Do you have a neighbor who ‘drops in,’ uninvited? Do you know a child (or an adult, for that matter) who can’t keep her hands off of your property? Do you have friends who call and expect you to be available to talk — with no concern for what you might be doing at the moment?
Though your first reaction might be to blame your neighbor, the child, or your friend, the problem most often begins with (you guessed it) you! What these people all have in common is a lack of boundaries. It’s up to you, as a courtesy to them AND to yourself, to set those boundaries for them. Think of a boundary as a fence around your life, and crossing through it is a privilege, not a right.
Most of us have been taught from childhood to be ‘neighborly’ and ‘tolerant.’ But, when neighborly and tolerant turn into annoyance and dislike, boundaries and limits must be set. Chances are your neighbor’s ‘dropping in,’ your friend’s frequent calls or the child’s unrestrained curiosity are not intended to annoy, so what kind of friend would you be to continue letting them impose on you? The gentle setting of boundaries makes for genuine relationships.
So how can you set limits on others without hurting their feelings? The secret is to put the boundaries into play before people get into the habit of crossing them. For example, you might tell your neighbor, ‘I take a nap in the afternoon, so please give me a call before you drop by so I can enjoy our time together.’ Or, when your friend calls, you immediately say that you’re busy, and suggest a particular day or time to call, so ‘I can really enjoy our conversation.’ Suggest to the parent of the uncontrolled child that you worry about his safety because many of your knick-knacks are breakable and could hurt him.
If these people truly value you as a friend or neighbor, they’ll get the hint. If they continue to impose, then it might be time to evaluate the role you play in their lives. True friends WANT to respect your boundaries. When they realize they might have overstepped them, they will try to correct the problem to maintain your friendship.
If the friend acts resentful or indifferent after you set the boundary, she’s telling you that she doesn’t really care what you want. She only cares about what she wants. The popular phrase ‘It’s all about you’ applies to anyone who has too few boundaries, or just can’t be bothered by the concept. Do you really need someone like this as a friend? Do you really want to be in the good graces of somebody who feels that your time, your feelings and your property simply don’t matter all that much?

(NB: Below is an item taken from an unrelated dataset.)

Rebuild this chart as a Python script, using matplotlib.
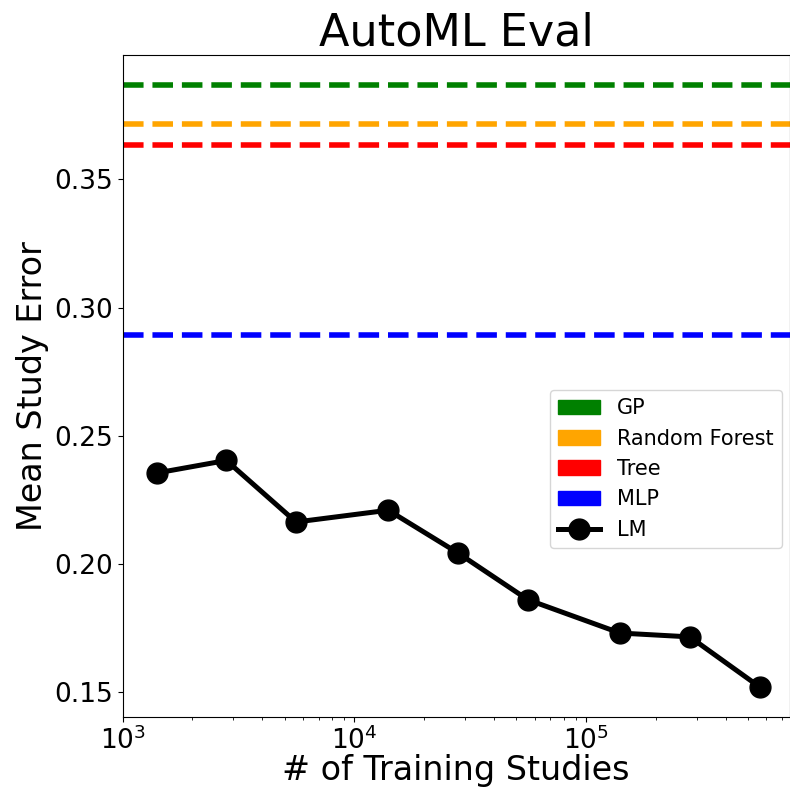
import matplotlib
matplotlib.use("Agg")
import matplotlib.pyplot as plt
from matplotlib.patches import Patch
from matplotlib.lines import Line2D

# LM results vs. number of training studies
num_studies = [1400, 2800, 5600, 14000, 28000, 56000, 140000, 280000, 560000]
lm_error = [0.2355, 0.2404, 0.2164, 0.2210, 0.2043, 0.1861, 0.1731, 0.1716, 0.1521]

# baselines (constant)
baseline_names = ["GP", "Random Forest", "Tree", "MLP"]
baseline_error = [0.3869, 0.3717, 0.3635, 0.2892]
baseline_colors = ["green", "orange", "red", "blue"]

fig = plt.figure(figsize=(7.9, 7.89), dpi=100)
ax = fig.add_axes([122.7 / 790, 1 - 717 / 789, 667 / 790, 662.3 / 789])

for err, c in zip(baseline_error, baseline_colors):
    ax.axhline(err, color=c, linestyle="--", linewidth=4)

ax.plot(num_studies, lm_error, color="black", marker="o", markersize=15, linewidth=3.6)

ax.set_xscale("log")
ax.set_xlim(left=1000)

ax.set_title("AutoML Eval", fontsize=32)
ax.set_xlabel("# of Training Studies", fontsize=24, labelpad=-1)
ax.set_ylabel("Mean Study Error", fontsize=24)
ax.tick_params(axis="both", which="major", labelsize=19)

handles = [Patch(color=c, label=n) for n, c in zip(baseline_names, baseline_colors)]
handles.append(Line2D([], [], color="black", marker="o", markersize=15, linewidth=3.6, label="LM"))
ax.legend(handles=handles, loc="upper right", bbox_to_anchor=(0.988, 0.494),
          borderaxespad=0, fontsize=15, labelspacing=0.5)

fig.savefig("out.png", dpi=100)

I know this sounds like strong language, but nobody is entitled to steal your time. People steal your time by holding you on the phone longer than you want (in spite of numerous hints to the contrary), or by being habitually late. Do they really mean to steal? Not likely — most people are not that malicious. But that doesn’t change the fact that this is what they’re doing. When you agree to meet someone and they show up a half-hour late (not just once, but all the time), then they’re stealing your valuable time. That’s thirty minutes of your life you’ll never get back. The same applies to people who keep you on the phone longer than you want.
Am I encouraging you to get angry? Not exactly. But try thinking this way: ‘I’m LETTING her keep me on the phone.’ Or, ‘I’m PERMITTING him to annoy me by dropping by unannounced.’ Or, ‘I’m ALLOWING myself to be put into an awkward position by letting her child scurry through my house unattended.’ If you recognize your part in the problem, it will start to go away.
When setting boundaries, be calm, polite, and direct. ‘It’s been great talking to you, Mel, but I really do have to run.’ Or, ‘Murleen, our house isn’t exactly child-proofed. I’m so worried about little Emil hurting himself.’ Or, ‘I know you’re busy, Tatiana, but it really throws me off when you’re late. Do you mind giving me a call when you’re running behind so I can plan accordingly?’
I know that much of this runs counter to what many of us were taught: To suck it up and never, ever risk hurting anyone’s feelings. Of course, when I look around the world, I see a lot of hurt feelings anyway, mostly because ‘sucking it up’ leads to resentment, anger and less-than-polite interactions. Doesn’t it make sense to just be honest from the start?
Your time is your own. It has value just like your money and your possessions. So treat it that way. Because when it’s gone, it’s gone.